O fio invisível das relações humanas
Outro
dia, na fila do supermercado, ouvi uma senhora dizer: “A gente confia nas
pessoas por boa-fé, né? Se for pensar demais, não vive.” Ela falava da moça
do caixa que deu o troco sem contar direito. Ninguém conferiu, ninguém
reclamou. Parecia pouco importante, mas ali, entre sacolas e etiquetas de
preço, vi um tema filosófico se desenhando: a boa-fé como cimento invisível do
convívio.
A
boa-fé, antes de ser um princípio jurídico ou uma exigência moral, é uma aposta
cotidiana. É como atravessar a rua acreditando que o motorista vai respeitar o
sinal, ou deixar o celular carregando num café enquanto vai ao banheiro. Quem
vive desconfiando de tudo, vive encurralado. Quem confia em tudo, se expõe. E é
nesse equilíbrio instável que a boa-fé se instala — não como certeza, mas como
um gesto de esperança ativa.
O
que é boa-fé?
No
campo jurídico, a boa-fé é a expectativa legítima de que todos ajam com
honestidade, sem intenção de enganar. Mas, filosoficamente, ela é mais do que
um critério de conduta: é um modo de ser no mundo. Jean-Paul Sartre, em O
Ser e o Nada, fala da má-fé como uma forma de enganar a si mesmo. Por
contraste, a boa-fé seria a autenticidade — o esforço de viver assumindo a
liberdade e a responsabilidade dos próprios atos, sem se esconder atrás de
desculpas ou papéis sociais.
Mas
essa visão existencial ainda está centrada no indivíduo. E se a boa-fé fosse
pensada como um fenômeno relacional?
Boa-fé
como confiança radical
A
boa-fé é uma escolha que fazemos diante do outro: eu não te conheço, não sei do
que você é capaz, mas ainda assim ajo como se você fosse digno de confiança.

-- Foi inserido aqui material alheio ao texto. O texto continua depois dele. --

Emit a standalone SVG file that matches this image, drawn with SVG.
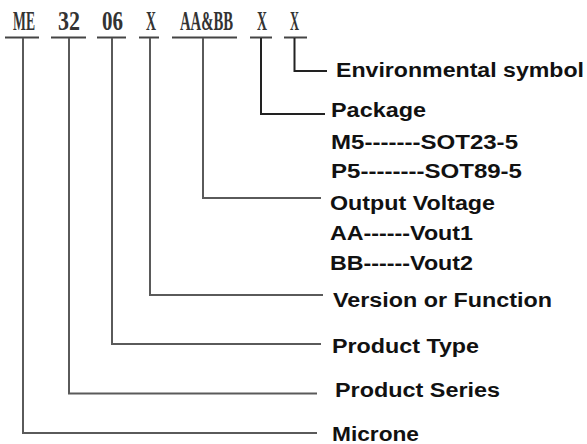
<svg xmlns="http://www.w3.org/2000/svg" width="587" height="444" viewBox="0 0 587 444">
<style>
.code{font-family:"Liberation Serif",serif;font-weight:bold;font-size:28px;fill:#333}
.lbl{font-family:"Liberation Sans",Arial,sans-serif;font-weight:bold;font-size:20px;fill:#111}
.ul{stroke:#444;stroke-width:2;fill:none}
.c{stroke:#5a5a5a;stroke-width:2;fill:none}
.cd{stroke:#222;stroke-width:2;fill:none}
</style>
<rect width="587" height="444" fill="#fff"/>
<g id="code-ME"><text class="code" transform="translate(13,30) scale(0.488,1)">ME</text><line class="ul" x1="5" y1="37.5" x2="39" y2="37.5"/></g>
<g id="code-32"><text class="code" transform="translate(58,30) scale(0.786,1)">32</text><line class="ul" x1="51" y1="37.5" x2="86" y2="37.5"/></g>
<g id="code-06"><text class="code" transform="translate(102,30) scale(0.75,1)">06</text><line class="ul" x1="97" y1="37.5" x2="126" y2="37.5"/></g>
<g id="code-X1"><text class="code" transform="translate(146,30) scale(0.495,1)">X</text><line class="ul" x1="139" y1="37.5" x2="159" y2="37.5"/></g>
<g id="code-AABB"><text class="code" transform="translate(180,30) scale(0.525,1)">AA&amp;BB</text><line class="ul" x1="172" y1="37.5" x2="237" y2="37.5"/></g>
<g id="code-X2"><text class="code" transform="translate(257,30) scale(0.495,1)">X</text><line class="ul" x1="250" y1="37.5" x2="272" y2="37.5"/></g>
<g id="code-X3"><text class="code" transform="translate(290,30) scale(0.446,1)">X</text><line class="ul" x1="284" y1="37.5" x2="307" y2="37.5"/></g>

<g id="connectors">
<polyline class="c" points="23,38 23,433 317,433"/>
<polyline class="c" points="69,38 69,393.5 317,393.5"/>
<polyline class="c" points="112,38 112,344 321,344"/>
<polyline class="c" points="150,38 150,295 323,295"/>
<polyline class="c" points="203,38 203,198 321,198"/>
<polyline class="cd" points="261,38 261,114 325,114"/>
<polyline class="cd" points="294.5,38 294.5,71 327,71"/>
</g>

<g id="env"><text class="lbl" x="336" y="77" textLength="248" lengthAdjust="spacingAndGlyphs">Environmental symbol</text></g>
<g id="package">
<text class="lbl" x="331" y="117" textLength="95" lengthAdjust="spacingAndGlyphs">Package</text>
<text class="lbl" x="331" y="149" textLength="187" lengthAdjust="spacingAndGlyphs">M5-------SOT23-5</text>
<text class="lbl" x="331" y="178" textLength="191" lengthAdjust="spacingAndGlyphs">P5--------SOT89-5</text>
</g>
<g id="voltage">
<text class="lbl" x="330" y="210" textLength="165" lengthAdjust="spacingAndGlyphs">Output Voltage</text>
<text class="lbl" x="330" y="240" textLength="143" lengthAdjust="spacingAndGlyphs">AA------Vout1</text>
<text class="lbl" x="330" y="270" textLength="143" lengthAdjust="spacingAndGlyphs">BB------Vout2</text>
</g>
<g id="version"><text class="lbl" x="333" y="307" textLength="219" lengthAdjust="spacingAndGlyphs">Version or Function</text></g>
<g id="type"><text class="lbl" x="332" y="353" textLength="147" lengthAdjust="spacingAndGlyphs">Product Type</text></g>
<g id="series"><text class="lbl" x="335" y="397" textLength="165" lengthAdjust="spacingAndGlyphs">Product Series</text></g>
<g id="microne"><text class="lbl" x="332" y="441" textLength="87" lengthAdjust="spacingAndGlyphs">Microne</text></g>
</svg>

Isso é radical. Porque é justamente quando o outro é desconhecido, ambíguo ou
vulnerável que a boa-fé revela sua força criadora.
Quando
aceitamos que alguém diga “vou pagar depois”, que um vizinho cuide da
nossa planta, que um amigo guarde um segredo — estamos cedendo um espaço de
autonomia ao outro. Não há garantia de que ele agirá como esperamos. Ainda
assim, confiamos. A boa-fé, então, é um tipo de risco afetivo e simbólico que
torna a vida social possível.
A
falência da boa-fé
Vivemos
tempos em que a má-fé se organiza como regra de sobrevivência: contratos com
letras miúdas, relações baseadas em segundas intenções, discursos públicos
repletos de cinismo, incessantes ligações telefônicas suspeitas. A ironia virou
escudo contra a decepção, e a vigilância constante parece a única defesa contra
a esperteza alheia. Resultado? Uma sociedade onde o medo do engano paralisa a
generosidade.
Mas
sem boa-fé, o mundo vira um tribunal permanente. As relações deixam de fluir.
Tudo precisa ser provado, registrado, assinado. A espontaneidade morre sufocada
pelo receio. Como escreveu o filósofo brasileiro Gerd Bornheim, “a confiança é
uma aposta no que o outro pode ser, não no que ele já foi”.
Boa-fé
como gesto poético
Talvez
devêssemos pensar a boa-fé como uma forma de poesia cotidiana. Um gesto que,
mesmo simples, reinventa o sentido das relações. É quando oferecemos ao outro a
chance de ser digno, mesmo sem garantias. Quando esperamos o bem, sem
ingenuidade, mas com uma fé ativa na possibilidade de um mundo mais habitável.
Boa-fé,
no fundo, é acreditar que o outro também está tentando — como nós — ser alguém
melhor, mesmo quando tropeça. E talvez seja nesse espaço intermediário entre o
ideal e o erro que ela mais floresce: quando escolhemos confiar mesmo diante da
dúvida, e assim damos ao outro — e a nós mesmos — a chance de corresponder.